[Items from a data source]
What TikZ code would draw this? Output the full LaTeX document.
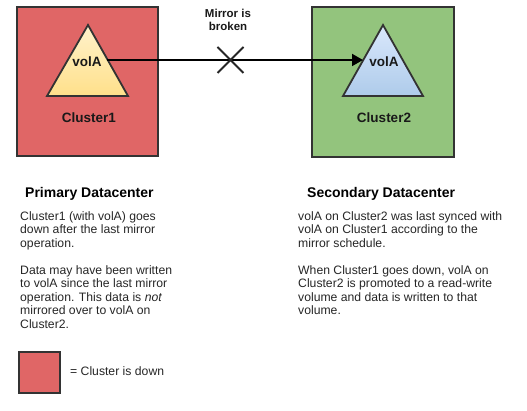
\documentclass[tikz,border=0pt]{standalone}
\usepackage{fontspec}
\setmainfont{Liberation Sans}
\usetikzlibrary{arrows.meta,shapes.geometric,calc}
\definecolor{downred}{HTML}{E06666}
\definecolor{upgreen}{HTML}{93C47D}
\definecolor{edgegray}{HTML}{333333}
\definecolor{yelT}{HTML}{FFF2CC}
\definecolor{yelB}{HTML}{FFE08A}
\definecolor{bluT}{HTML}{DAE8FC}
\definecolor{bluB}{HTML}{AECBEA}
\begin{document}
\begin{tikzpicture}[x=1pt,y=-1pt,
  cluster/.style={draw=edgegray,line width=2pt},
  tri/.style={draw=edgegray,line width=1.8pt,line join=miter},
  lbl/.style={font=\fontsize{13.5}{15}\selectfont\bfseries,inner sep=0pt,text=black!90},
  body/.style={font=\fontsize{12.2}{13.5}\selectfont,align=left,anchor=north west,inner sep=0pt,text=black!85},
  title/.style={font=\fontsize{14}{16}\selectfont\bfseries,anchor=west,inner sep=0pt}]
\useasboundingbox (0,0) rectangle (527,411);
% clusters
\node[cluster,fill=downred,minimum width=141pt,minimum height=149pt,inner sep=0pt] (c1) at (87.5,81.5) {};
\node[cluster,fill=upgreen,minimum width=142pt,minimum height=150pt,inner sep=0pt] (c2) at (383,82) {};
% triangles
\shade[top color=yelT,bottom color=yelB] (88,25) -- (128,96) -- (47,96) -- cycle;
\draw[tri] (88,25) -- (128,96) -- (47,96) -- cycle;
\shade[top color=bluT,bottom color=bluB] (383,25) -- (423,96) -- (343,96) -- cycle;
\draw[tri] (383,25) -- (423,96) -- (343,96) -- cycle;
\node[lbl] (v1) at (87,62) {volA};
\node[lbl] (v2) at (384,62) {volA};
\node[lbl] (l1) at (89,118) {Cluster1};
\node[lbl] (l2) at (384,118) {Cluster2};
% mirror
\coordinate (s) at (107,60);
\coordinate (t) at (363,60);
\draw[line width=1.8pt,-{Triangle[length=11pt,width=12pt]}] (s) -- (t);
\coordinate (xc) at (230.5,60);
\draw[line width=1.9pt,draw=black!85] ($(xc)+(-13,-13)$) -- ($(xc)+(13,13)$) ($(xc)+(-13,13)$) -- ($(xc)+(13,-13)$);
\node[font=\fontsize{11.5}{13}\selectfont\bfseries,align=center,inner sep=0pt,text=black!90] (mb) at (228,20) {Mirror is\\broken};
% texts
\node[title] (pt) at (25,194) {Primary Datacenter};
\node[body] (pb) at (20,211) {Cluster1 (with volA) goes\\down after the last mirror\\operation.\\[13.5pt]Data may have been written\\to volA since the last mirror\\operation. This data is \emph{not}\\mirrored over to volA on\\Cluster2.};
\node[title] (st) at (307,194) {Secondary Datacenter};
\node[body] (sb) at (298,211) {volA on Cluster2 was last synced with\\volA on Cluster1 according to the\\mirror schedule.\\[13.5pt]When Cluster1 goes down, volA on\\Cluster2 is promoted to a read-write\\volume and data is written to that\\volume.};
% legend
\node[cluster,fill=downred,minimum width=41pt,minimum height=41pt,inner sep=0pt,line width=2.5pt] (lg) at (39.5,372.5) {};
\node[font=\fontsize{12.2}{13.5}\selectfont,anchor=west,inner sep=0pt,text=black!85] (lt) at (70,371) {= Cluster is down};
\end{tikzpicture}
\end{document}
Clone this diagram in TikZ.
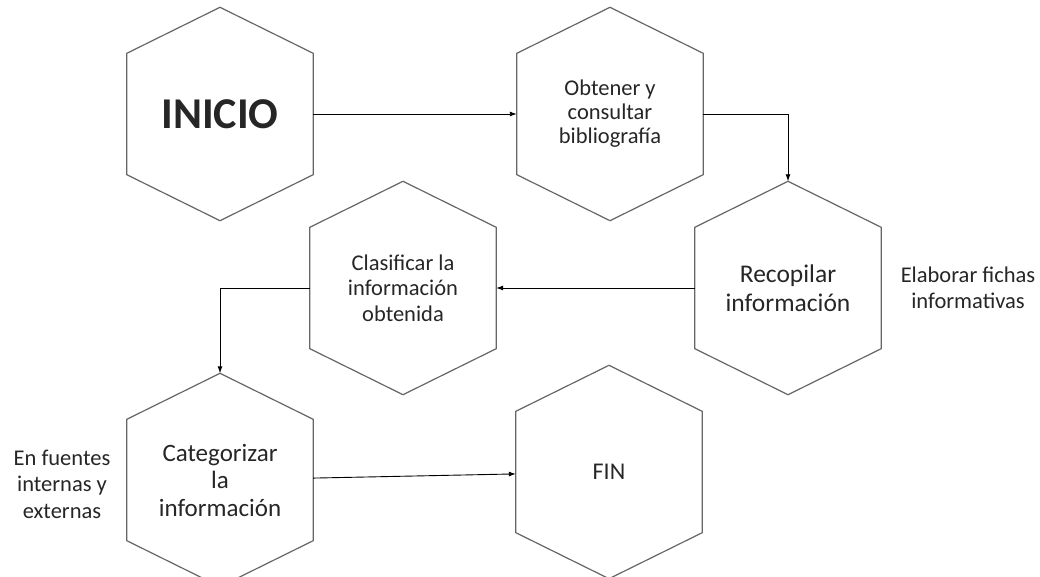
\documentclass[tikz,border=0pt]{standalone}
\usepackage{fontspec}
\setmainfont{Carlito}
\usetikzlibrary{arrows.meta}
\tikzset{
  hexbox/.style={minimum width=186pt, minimum height=121pt, inner sep=0pt,
    align=center, text=black!85},
  hexline/.style={draw=black!60, line width=1.2pt},
  flecha/.style={-{Latex[length=7pt,width=5pt]}, line width=0.9pt},
  nota/.style={align=center, text=black!85, font=\fontsize{22.5}{26.5}\selectfont}
}
\begin{document}
\begin{tikzpicture}[x=1pt,y=-1pt]
\useasboundingbox (0,0) rectangle (1040,577);
\clip (0,0) rectangle (1040,577);
%% the steps
\node[hexbox, font=\bfseries\fontsize{44}{50}\selectfont] (inicio) at (220,114) {INICIO};
\node[hexbox, font=\fontsize{22.5}{24}\selectfont] (obtener) at (610,114)
  {Obtener y\\consultar\\bibliografía};
\node[hexbox, font=\fontsize{25.5}{29}\selectfont] (recopilar) at (788,288)
  {Recopilar\\información};
\node[hexbox, font=\fontsize{22.5}{25.5}\selectfont] (clasificar) at (403,288)
  {Clasificar la\\información\\obtenida};
\node[hexbox, font=\fontsize{25}{27.5}\selectfont] (categorizar) at (220,480)
  {Categorizar\\la\\información};
\node[hexbox, font=\fontsize{24}{27}\selectfont] (fin) at (609,472) {FIN};
%% side notes
\node[nota] (fichas) at (968,288) {Elaborar fichas\\informativas};
\node[nota] (fuentes) at (62,484) {En fuentes\\internas y\\externas};
%% hexagon outlines
\foreach \n in {inicio,obtener,recopilar,clasificar,categorizar,fin} {
  \draw[hexline] (\n.north west) -- ([yshift=46pt]\n.north) -- (\n.north east)
    -- (\n.south east) -- ([yshift=-46pt]\n.south) -- (\n.south west) -- cycle;
}
%% connectors
\draw[flecha] (inicio) -- (obtener);
\draw[flecha] (obtener.east) -| ([yshift=46pt]recopilar.north);
\draw[flecha] (recopilar) -- (clasificar);
\draw[flecha] (clasificar.west) -| ([yshift=46pt]categorizar.north);
\draw[flecha] (categorizar) -- (fin);
\end{tikzpicture}
\end{document}
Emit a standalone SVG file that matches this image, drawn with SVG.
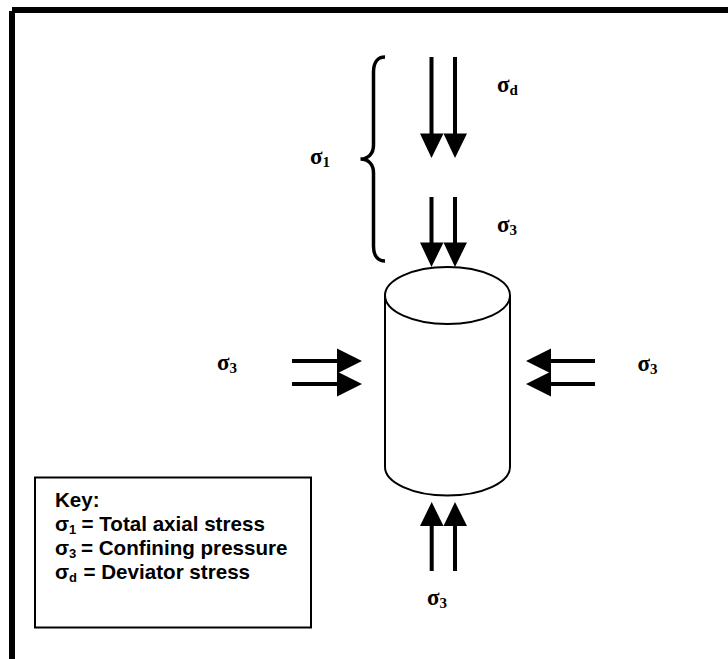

### TASK DESCRIPTION
Set down every entry word for word, but omit the pictures.

### TASK SOLUTION
What TikZ code would draw this? Output the full LaTeX document.
\documentclass[tikz,border=0pt]{standalone}
\usepackage{fontspec}
\setmainfont{Liberation Sans}
\usetikzlibrary{arrows.meta,shapes.geometric,calc}
\definecolor{downred}{HTML}{E06666}
\definecolor{upgreen}{HTML}{93C47D}
\definecolor{edgegray}{HTML}{333333}
\definecolor{yelT}{HTML}{FFF2CC}
\definecolor{yelB}{HTML}{FFE08A}
\definecolor{bluT}{HTML}{DAE8FC}
\definecolor{bluB}{HTML}{AECBEA}
\begin{document}
\begin{tikzpicture}[x=1pt,y=-1pt,
  cluster/.style={draw=edgegray,line width=2pt},
  tri/.style={draw=edgegray,line width=1.8pt,line join=miter},
  lbl/.style={font=\fontsize{13.5}{15}\selectfont\bfseries,inner sep=0pt,text=black!90},
  body/.style={font=\fontsize{12.2}{13.5}\selectfont,align=left,anchor=north west,inner sep=0pt,text=black!85},
  title/.style={font=\fontsize{14}{16}\selectfont\bfseries,anchor=west,inner sep=0pt}]
\useasboundingbox (0,0) rectangle (527,411);
% clusters
\node[cluster,fill=downred,minimum width=141pt,minimum height=149pt,inner sep=0pt] (c1) at (87.5,81.5) {};
\node[cluster,fill=upgreen,minimum width=142pt,minimum height=150pt,inner sep=0pt] (c2) at (383,82) {};
% triangles
\shade[top color=yelT,bottom color=yelB] (88,25) -- (128,96) -- (47,96) -- cycle;
\draw[tri] (88,25) -- (128,96) -- (47,96) -- cycle;
\shade[top color=bluT,bottom color=bluB] (383,25) -- (423,96) -- (343,96) -- cycle;
\draw[tri] (383,25) -- (423,96) -- (343,96) -- cycle;
\node[lbl] (v1) at (87,62) {volA};
\node[lbl] (v2) at (384,62) {volA};
\node[lbl] (l1) at (89,118) {Cluster1};
\node[lbl] (l2) at (384,118) {Cluster2};
% mirror
\coordinate (s) at (107,60);
\coordinate (t) at (363,60);
\draw[line width=1.8pt,-{Triangle[length=11pt,width=12pt]}] (s) -- (t);
\coordinate (xc) at (230.5,60);
\draw[line width=1.9pt,draw=black!85] ($(xc)+(-13,-13)$) -- ($(xc)+(13,13)$) ($(xc)+(-13,13)$) -- ($(xc)+(13,-13)$);
\node[font=\fontsize{11.5}{13}\selectfont\bfseries,align=center,inner sep=0pt,text=black!90] (mb) at (228,20) {Mirror is\\broken};
% texts
\node[title] (pt) at (25,194) {Primary Datacenter};
\node[body] (pb) at (20,211) {Cluster1 (with volA) goes\\down after the last mirror\\operation.\\[13.5pt]Data may have been written\\to volA since the last mirror\\operation. This data is \emph{not}\\mirrored over to volA on\\Cluster2.};
\node[title] (st) at (307,194) {Secondary Datacenter};
\node[body] (sb) at (298,211) {volA on Cluster2 was last synced with\\volA on Cluster1 according to the\\mirror schedule.\\[13.5pt]When Cluster1 goes down, volA on\\Cluster2 is promoted to a read-write\\volume and data is written to that\\volume.};
% legend
\node[cluster,fill=downred,minimum width=41pt,minimum height=41pt,inner sep=0pt,line width=2.5pt] (lg) at (39.5,372.5) {};
\node[font=\fontsize{12.2}{13.5}\selectfont,anchor=west,inner sep=0pt,text=black!85] (lt) at (70,371) {= Cluster is down};
\end{tikzpicture}
\end{document}
Clone this diagram in TikZ.
\documentclass[tikz,border=0pt]{standalone}
\usepackage{fontspec}
\setmainfont{Carlito}
\usetikzlibrary{arrows.meta}
\tikzset{
  hexbox/.style={minimum width=186pt, minimum height=121pt, inner sep=0pt,
    align=center, text=black!85},
  hexline/.style={draw=black!60, line width=1.2pt},
  flecha/.style={-{Latex[length=7pt,width=5pt]}, line width=0.9pt},
  nota/.style={align=center, text=black!85, font=\fontsize{22.5}{26.5}\selectfont}
}
\begin{document}
\begin{tikzpicture}[x=1pt,y=-1pt]
\useasboundingbox (0,0) rectangle (1040,577);
\clip (0,0) rectangle (1040,577);
%% the steps
\node[hexbox, font=\bfseries\fontsize{44}{50}\selectfont] (inicio) at (220,114) {INICIO};
\node[hexbox, font=\fontsize{22.5}{24}\selectfont] (obtener) at (610,114)
  {Obtener y\\consultar\\bibliografía};
\node[hexbox, font=\fontsize{25.5}{29}\selectfont] (recopilar) at (788,288)
  {Recopilar\\información};
\node[hexbox, font=\fontsize{22.5}{25.5}\selectfont] (clasificar) at (403,288)
  {Clasificar la\\información\\obtenida};
\node[hexbox, font=\fontsize{25}{27.5}\selectfont] (categorizar) at (220,480)
  {Categorizar\\la\\información};
\node[hexbox, font=\fontsize{24}{27}\selectfont] (fin) at (609,472) {FIN};
%% side notes
\node[nota] (fichas) at (968,288) {Elaborar fichas\\informativas};
\node[nota] (fuentes) at (62,484) {En fuentes\\internas y\\externas};
%% hexagon outlines
\foreach \n in {inicio,obtener,recopilar,clasificar,categorizar,fin} {
  \draw[hexline] (\n.north west) -- ([yshift=46pt]\n.north) -- (\n.north east)
    -- (\n.south east) -- ([yshift=-46pt]\n.south) -- (\n.south west) -- cycle;
}
%% connectors
\draw[flecha] (inicio) -- (obtener);
\draw[flecha] (obtener.east) -| ([yshift=46pt]recopilar.north);
\draw[flecha] (recopilar) -- (clasificar);
\draw[flecha] (clasificar.west) -| ([yshift=46pt]categorizar.north);
\draw[flecha] (categorizar) -- (fin);
\end{tikzpicture}
\end{document}
Emit a standalone SVG file that matches this image, drawn with SVG.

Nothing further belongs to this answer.